City/Town: • Birmingham |
Location Class: • Educational |
Built: • 1888 | Abandoned: • 2002 |
Historic Designation: • National Register of Historic Places (1976) |
Status: • Abandoned |
Photojournalist: • David Bulit |
Table of Contents
Originally known as the Free School, the Powell School was Birmingham’s first public school as well as the city’s oldest surviving school. The school was named after Colonel James R. Powell, Birmingham’s first elected mayor and the first president of the Elyton Land Company which founded the city in 1871. It was added to the National Register of Historic Places in 1976.
The Free School
In 1873, a group of citizens approached Colonel John T. Terry, who was serving as the city attorney at the time, for help in establishing a free school in order to attract residents to the relatively new city. He approached James Powell with this proposal and secured a plot of land far “out in the country“. Donated by the city, the land was to be used only for the purpose of a free school for white children residing in Birmingham and those within half a mile of the city limits. The school was to be taught by only white teachers. If the land was to be used for any other purpose, the land would revert back to the Elyton Land Company or its successors.
John Terry and Charles Linn, a local banker and an industrialist, began raising funds to build a schoolhouse. When elected Mayor of Birmingham, Powell donated his salary as Mayor for the school’s use, along with fines collected through the Birmingham Police Court.

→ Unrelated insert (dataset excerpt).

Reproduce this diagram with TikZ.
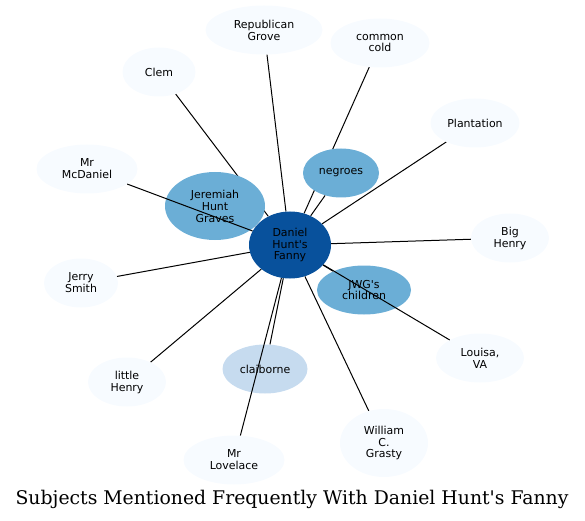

According to legend, Powell took out a loan needed to complete construction using a tailored suit as collateral. Appreciative of this gesture, the children of the school presented Powell with another tailored suit.
On March 1, 1874, the Free School, a modest four-classroom brick building, was dedicated. $1.50 fees were charged per year to attend the “free school”, but the fees were reduced gradually in the following years until they were dropped completely. It remained the only public school in Birmingham until 1883 when it became a high school as other public schools for lower grades had been built.
Powell School
In 1886, a fire damaged the school building and it was declared unsafe. An adjoining lot was purchased and a plan was made for a new schoolhouse. The new school building, named Powell School per John Terry’s suggestion, was completed in 1888 and at the time, was considered “the most modern and the best equipped elementary school in the South”. By 1923 however, the school was considered obsolete according to a study conducted as the building lacked a lunchroom and an auditorium, and was badly overcrowded, but it was noted that it was in much better shape than many other schools in the city. The study recommended adding a gymnasium, an auditorium, and additional classrooms.

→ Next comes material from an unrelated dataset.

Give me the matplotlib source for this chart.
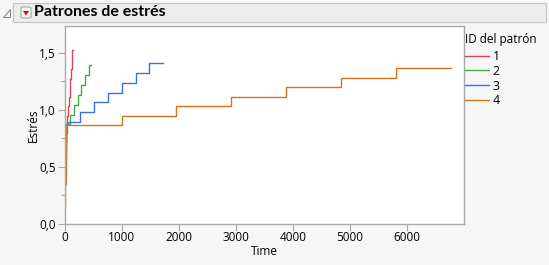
import matplotlib
matplotlib.use("Agg")
import matplotlib.pyplot as plt
from matplotlib.patches import Rectangle, Polygon, FancyBboxPatch
from matplotlib.lines import Line2D
from matplotlib.ticker import MultipleLocator, FuncFormatter

plt.rcParams['font.family'] = ['Open Sans', 'DejaVu Sans']

# ---- data (step patterns: start times of each level, level values, end time) ----
pattern_ids = ["1", "2", "3", "4"]

t1 = [0, 8, 20, 38, 51, 64, 77, 90, 103, 116, 129, 140]
s1 = [0.62, 0.72, 0.80, 0.87, 0.95, 1.03, 1.11, 1.19, 1.27, 1.36, 1.44, 1.52]
end1 = 146

t2 = [0, 12, 30, 96, 166, 230, 296, 362, 424]
s2 = [0.45, 0.70, 0.875, 0.955, 1.04, 1.13, 1.217, 1.305, 1.39]
end2 = 459

t3 = [0, 10, 25, 40, 275, 520, 762, 1003, 1247, 1488]
s3 = [0.50, 0.60, 0.87, 0.896, 0.983, 1.066, 1.15, 1.237, 1.325, 1.412]
end3 = 1720

t4 = [0, 12, 22, 32, 1000, 1955, 2921, 3880, 4843, 5806]
s4 = [0.17, 0.35, 0.62, 0.865, 0.946, 1.03, 1.11, 1.197, 1.281, 1.363]
end4 = 6765

series = [(t1, s1, end1), (t2, s2, end2), (t3, s3, end3), (t4, s4, end4)]
colors = ['#E2444F', '#3FAE3F', '#3A6FE0', '#D4741E']

W, H = 549, 265
fig = plt.figure(figsize=(W / 100, H / 100), dpi=100)
fig.patch.set_facecolor('#F6F6F6')

# header bar
fig.add_artist(Rectangle((13 / W, 1 - 22 / H), (546 - 13) / W, 19 / H,
                         transform=fig.transFigure, facecolor='#ECECEC',
                         edgecolor='#C4C4C4', linewidth=0.8))
# disclosure triangle
fig.add_artist(Polygon([(3 / W, 1 - 17 / H), (10 / W, 1 - 17 / H), (10 / W, 1 - 9 / H)],
                       closed=True, transform=fig.transFigure, facecolor='#F4F4F4',
                       edgecolor='#808080', linewidth=0.7))
# red-arrow button
fig.add_artist(FancyBboxPatch((21 / W, 1 - 18 / H), 10 / W, 11 / H,
                              boxstyle='round,pad=0,rounding_size=0.004',
                              transform=fig.transFigure, facecolor='#F2F2F2',
                              edgecolor='#A0A0A0', linewidth=0.7))
fig.add_artist(Polygon([(23 / W, 1 - 11 / H), (29 / W, 1 - 11 / H), (26 / W, 1 - 15.5 / H)],
                       closed=True, transform=fig.transFigure, facecolor='#D01010',
                       edgecolor='none'))
fig.text(34 / W, 1 - 12.5 / H, 'Patrones de estrés', fontsize=11.5, fontweight='bold',
         family=['Lato', 'DejaVu Sans'], va='center', ha='left', color='black')

# axes
left, right, top, bottom = 64.5, 464, 25.7, 224
ax = fig.add_axes([left / W, (H - bottom) / H, (right - left) / W, (bottom - top) / H])
ax.set_facecolor('white')

for (t, s, end), c in zip(series, colors):
    ax.step(list(t) + [end], list(s) + [s[-1]], where='post', color=c, linewidth=1.0)

ax.set_xlim(0, 6995)
ax.set_ylim(0, 1.737)
ax.xaxis.set_major_locator(MultipleLocator(1000))
ax.yaxis.set_major_locator(MultipleLocator(0.5))
ax.yaxis.set_minor_locator(MultipleLocator(0.25))
ax.yaxis.set_major_formatter(FuncFormatter(lambda v, p: f"{v:.1f}".replace('.', ',')))
ax.xaxis.set_major_formatter(FuncFormatter(lambda v, p: f"{int(v)}"))

for sp in ax.spines.values():
    sp.set_color('#A8A8A8')
    sp.set_linewidth(1.0)
ax.tick_params(axis='both', which='major', length=5, width=0.8, color='#A8A8A8',
               labelsize=8.5, labelcolor='black', pad=1.5)
ax.tick_params(axis='x', which='major', pad=0)
ax.tick_params(axis='y', which='minor', length=3, width=0.8, color='#A8A8A8')
ax.set_xlabel('Time', fontsize=8.5, labelpad=0.5)
ax.set_ylabel('Estrés', fontsize=8.5, labelpad=-1)

# legend
fig.text(465 / W, 1 - 40 / H, 'ID del patrón', fontsize=8.5, va='center', ha='left')
handles = [Line2D([0], [0], color=c, linewidth=1.0) for c in colors]
leg = fig.legend(handles, pattern_ids, loc='upper left',
                 bbox_to_anchor=(465 / W, 1 - 50 / H), frameon=False, fontsize=9,
                 handlelength=1.9, handletextpad=0.3,
                 labelspacing=0.14, borderaxespad=0, borderpad=0)

fig.savefig('out.png', dpi=100, facecolor=fig.get_facecolor())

Following a fire that destroyed the Barker Elementary School in 1941, Henley School’s PTA president Harry Singler labeled Powell and Henley Schools as “firetraps” and suggested that they should be torn down and replaced with a single centralized school building, preferably somewhere downtown near the Powell School. Parents weren’t fond of the idea of having their children share classrooms with other children from the newly-open Central City Housing Project. Others suggested constructing the new school on the site of the Barker School. Instead, the insurance payout from the fire was used to expand the F. D. MacArthur School as well as an addition for the Powell School in 1951 consisting of a lunchroom, an auditorium, and classrooms. The stairwells were also fireproofed and the lighting throughout the building was modernized.
Preservation
Showing signs of disrepair, there were talks of tearing the building down in the 1960s but preservationists argued its historic value and in 1969, the brick exterior was sandblasted and the joints were rechinked with new mortar. The building’s future was threatened once more in November 1980 when a structural evaluation was done on the building due to its declining structural stability. The school board president suggested tearing the building down instead of repairing the aging structure, but thanks to the help of the Birmingham Historical Society, the Board won a grant from the Alabama Historical Commission to help with repairs.
With the redevelopment of the nearby Metropolitan Gardens housing project, enrollment at the Powell School had dropped by half and a decision was made to close down the school in 2002. There have been many proposals on what to do with the building including converting it into a teaching laboratory and historical archive, converting it into an adult education center, or simply donating the building to a private school, but there was no follow-through on any of these proposals.
Destruction by fire
On January 7, 2011, a fire began on the third floor of the building causing the roof and upper floors to collapse. Following the fire, there was a dispute over the ownership of the building. Barber Companies, the successors to the Elyton Land Company, argued that since the property was no longer being used as a school, the title should revert back to them, but it wasn’t long after before they signed a quit-claim deed, giving ownership of the property to the city.
A property inspector informed the city that the building was not structurally sound enough to be saved, and it was found out that the Board of Education didn’t carry insurance on the building, leaving the city with very few options. Mayor William Bell made the decision to wait six months for a viable rehabilitation plan before proceeding with demolition leaving the Alabama Trust for Historic Preservation in charge of forming the plan. In October 2013, the Trust announced plans that a developer of the Park Place Hope VI mixed-income community surrounding the school will be purchasing the school and converting it into apartments. The project was awarded a $3.7 million loan from the U.S. Department of Housing and Urban Development’s Section 108 Loan Guarantee Program. That project has yet to materialize.